С отцом все было сложнее. С ним связано было больше лет жизни, больше возникавших в процессе этой жизни вопросов, осмысливаний и переживаний, больших и маленьких, и острых, доходивших до серьезных идейных споров, даже ссор, и трагических, вплоть до его гибели в огне пожарища при уходе немцев в результате разгрома их под Москвой.
Это был человек широкой натуры и широкой жизни, умный и остроумный, общительный, любивший — да! — и выпить, и угостить, и составить и оживить компанию, и умевший понять человека, и вникнуть в него, и, в чем можно, помочь. И жил он поэтому не замкнуто, очень открыто, широко, у него было много знакомых, друзей, он умел понимать и привлекать людей, и люди тянулись к нему — кто выпить, кто поговорить, отвести душу. Его «коллеги», заурядные попики из соседних сел, ехали к нему, чтобы составить годовой отчет или написать предстоящую «пастырскую» проповедь с амвона; прихожане шли за советом, решить какой-то семейный или хозяйственный вопрос или просто так, «потолковать».
Теперь представим себе микроскопическое сельцо, по-старинному «погост» — церковь, возле нее считанных три дома и кладбище. Церковка тоже малюсенькая, игрушечная, деревянная, тесом обшитая, голубой краской крашенная и очень старая, с худым куполом, в котором жили дикие пчелы, и мед оттуда просачивался внутрь церкви, что послужило поводом для моего первого, опубликованного в 1925 году рассказа «Мед».
Кругом этого сельца — небольшое поле, а за полем лес, могучий, сплошной, без единого просвета в мир, с трех сторон — сосна и ель, а с четвертой, с юга, за красивейшим, заросшим черемухой оврагом — богатое грибами разнолесье. И среди элементов, способствовавших кристаллизации «друзы» моей личности, важнейшее место занимает это уже не существующее теперь сельцо Пятница-Городня, этот поистине чудесный, своего рода уникальный уголок, заполненный смоляными запахами, красотою и тишиной.
Чего стоил один овраг, который ранней весною, точно молоком, заполняла цветущая черемуха, или осенью, когда все — и та же черемуха, и клены, осины — все горело и пылало всеми переливами всех огненных и огнистых красок. А когда, бывало, стоишь на краю оврага и спросишь: «Кто была первая дева?», лес с той стороны неизменно и безошибочно отвечал: «Е-ева».
Или сосны, нависающие над этим оврагом, могучие, толстокожие, как крокодилы, недоступные, кажется, никакому топору, да и самая мысль о топоре применительно к этим красавицам представлялась кощунственной: то высокие, как уходящие в небо золотистые мачты, то, наоборот, корявые и толстые, в два обхвата, сукастые, рукастые, замахнувшиеся чуть не на полсвета.
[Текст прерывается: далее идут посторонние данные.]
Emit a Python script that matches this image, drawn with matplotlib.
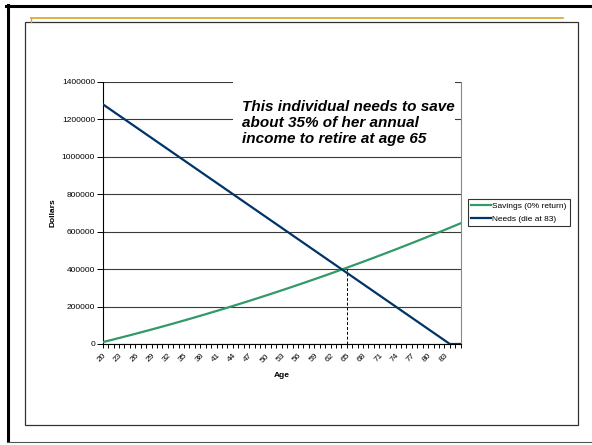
import numpy as np
import matplotlib.pyplot as plt
from matplotlib.lines import Line2D
from matplotlib.patches import Rectangle

plt.rcParams['font.family'] = ['Liberation Sans', 'DejaVu Sans']

# Ages 20..86, one value per year
ages = list(range(20, 87))
savings = [10000, 17200, 24400, 31800, 39200, 46600, 54200, 61800, 69500, 77300,
           85100, 93100, 101100, 109100, 117300, 125500, 133800, 142200, 150600, 159200,
           167800, 176400, 185200, 194000, 202900, 211900, 220900, 230100, 239300, 248500,
           257900, 267300, 276800, 286400, 296000, 305800, 315600, 325400, 335400, 345400,
           355500, 365700, 375900, 386300, 396700, 407100, 417700, 428300, 439000, 449800,
           460600, 471600, 482600, 493600, 504800, 516000, 527300, 538700, 550100, 561700,
           573300, 584900, 596700, 608500, 620400, 632400, 644400]
needs = [1280000, 1260000, 1240000, 1220000, 1200000, 1180000, 1160000, 1140000, 1120000, 1100000,
         1080000, 1060000, 1040000, 1020000, 1000000, 980000, 960000, 940000, 920000, 900000,
         880000, 860000, 840000, 820000, 800000, 780000, 760000, 740000, 720000, 700000,
         680000, 660000, 640000, 620000, 600000, 580000, 560000, 540000, 520000, 500000,
         480000, 460000, 440000, 420000, 400000, 380000, 360000, 340000, 320000, 300000,
         280000, 260000, 240000, 220000, 200000, 180000, 160000, 140000, 120000, 100000,
         80000, 60000, 40000, 20000, 0, 0, 0]
age_labels = list(range(20, 84, 3))
dollar_ticks = [0, 200000, 400000, 600000, 800000, 1000000, 1200000, 1400000]
retire_age = 65
retire_value = 400000

W, H = 592, 445
fig = plt.figure(figsize=(W / 100, H / 100), dpi=100)
fig.patch.set_facecolor('white')

def px(x, y):
    return x / W, 1 - y / H

# slide frame
for (x0, y0), (x1, y1), c, lw in [((7.5, 5), (7.5, 441), 'black', 2.2),
                                  ((6, 5.5), (592, 5.5), 'black', 2.2),
                                  ((7, 441.5), (592, 441.5), '#555555', 0.8),
                                  ((31, 17.5), (563, 17.5), '#D9A521', 1.2),
                                  ((31, 17.5), (31, 22), '#D9A521', 1.0)]:
    a, b = px(x0, y0)
    c2, d = px(x1, y1)
    fig.add_artist(Line2D([a, c2], [b, d], color=c, lw=lw, transform=fig.transFigure))
bx, by = px(24.5, 425)
fig.add_artist(Rectangle((bx, by), (578 - 24.5) / W, (425 - 22) / H, fill=False,
                         edgecolor='#333333', lw=0.9, transform=fig.transFigure))

# plot area
l, b = px(102.7, 344)
ax = fig.add_axes([l, b, (460.7 - 102.7) / W, (344 - 81.7) / H])
ax.set_axisbelow(True)

ax.plot(ages, savings, color='#339966', lw=1.6, label='Savings (0% return)', zorder=4)
ax.plot(ages, needs, color='#003366', lw=1.6, label='Needs (die at 83)', zorder=4)
ax.plot([retire_age, retire_age], [0, retire_value], color='black', lw=0.7,
        ls=(0, (3, 2)), zorder=3)

ax.set_xlim(ages[0], ages[-1])
ax.set_ylim(dollar_ticks[0], dollar_ticks[-1])
ax.set_xticks(age_labels)
ax.set_xticklabels([str(a) for a in age_labels], rotation=45, ha='right', va='top',
                   rotation_mode='anchor', fontsize=6)
ax.set_xticks(ages, minor=True)
ax.set_yticks(dollar_ticks)
ax.set_yticklabels([str(v) for v in dollar_ticks], fontsize=6)
ax.tick_params(axis='x', which='both', direction='out', length=3, width=0.7, pad=3)
ax.tick_params(axis='y', direction='out', length=4, width=0.7, pad=1.5)

ax.yaxis.grid(True, color='#3a3a3a', lw=0.8)
ax.spines['top'].set_visible(False)
ax.spines['right'].set_color('#888888')
ax.spines['left'].set_linewidth(0.8)
ax.spines['bottom'].set_linewidth(0.8)

ax.set_xlabel('Age', fontsize=6, fontweight='bold', labelpad=6)
ax.set_ylabel('Dollars', fontsize=6, fontweight='bold', labelpad=4)

# white text box sitting over the gridlines
ax.add_patch(Rectangle((0.364, 0.74), 0.62, 0.275, transform=ax.transAxes,
                       facecolor='white', edgecolor='none', clip_on=False, zorder=1))
ax.text(0.388, 0.93, 'This individual needs to save\nabout 35% of her annual\nincome to retire at age 65',
        transform=ax.transAxes, ha='left', va='top', fontsize=11, fontweight='bold',
        fontstyle='italic', linespacing=1.18, zorder=2)

leg = ax.legend(loc='upper left', bbox_to_anchor=px(468, 199), bbox_transform=fig.transFigure,
                borderaxespad=0, fontsize=6, frameon=True, fancybox=False, handlelength=2.4,
                handletextpad=0.1, labelspacing=0.6, borderpad=0.4)
leg.get_frame().set_edgecolor('black')
leg.get_frame().set_linewidth(0.8)

fig.savefig('out.png', dpi=100)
Там, в этих «соснах» — они так и назывались у нас, — мы собирали грибы, ягоды, летними вечерами жгли костры, пели песни, туда я уходил и с книгой, подумать и помечтать.
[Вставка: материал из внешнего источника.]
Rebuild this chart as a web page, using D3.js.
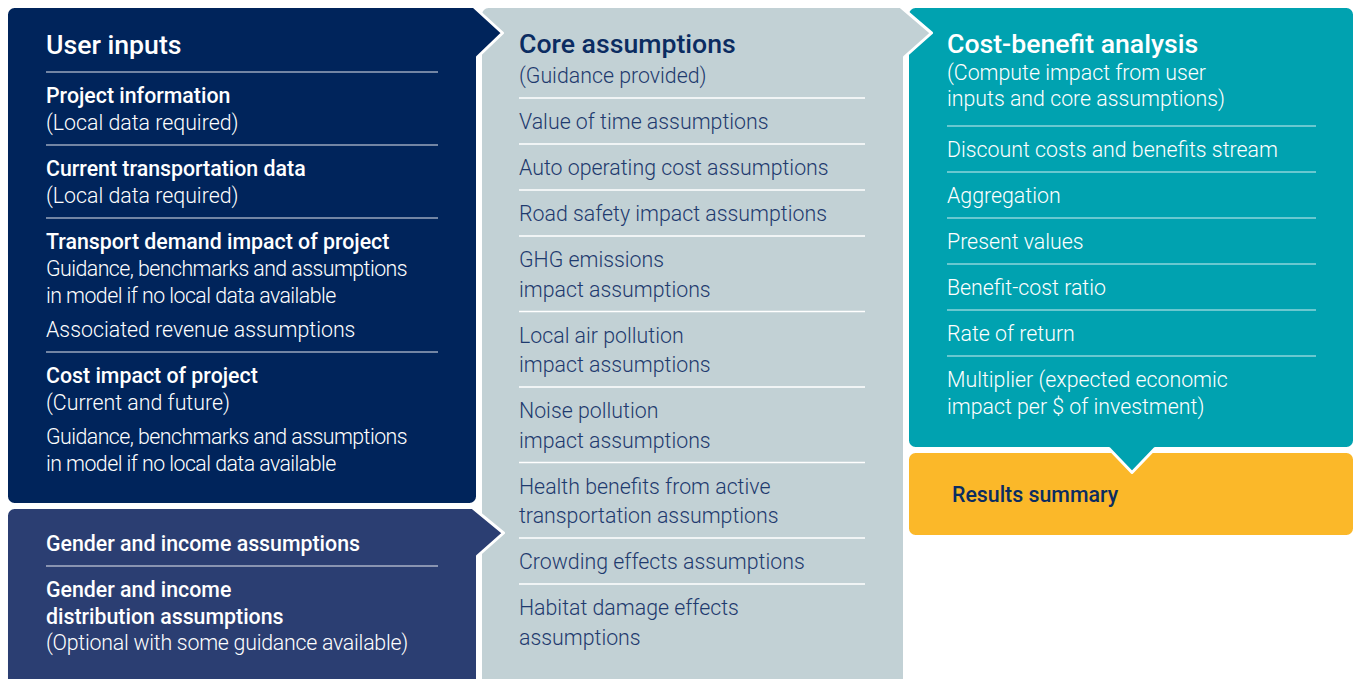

А в книгах в этой, казалось бы, глуши недостатка не было. Отец был для своего круга и времени человеком широких умственных и общественных интересов, много читавший, много знавший и во многом разбиравшийся. В его библиотеке я читал такие книги, как «Путешествие из Петербурга в Москву» Радищева, «К вопросу о развитии монистического взгляда на историю» Плеханова, «Зимняя сказка» Гейне, горьковские сборники «Знание» и многое другое.
Нет, я не собираюсь делать из отца какую-то исключительность, перекрашивать из одного цвета в другой или подводить под какие-то «измы». В конце концов это был обыкновенный «служитель бога на земле», и он выполнял все, что ему было положено по должности, — крестил, венчал, хоронил, провозглашал многолетие государю императору и всему царствующему дому и кропил святой водой тех, кто в эту воду верил.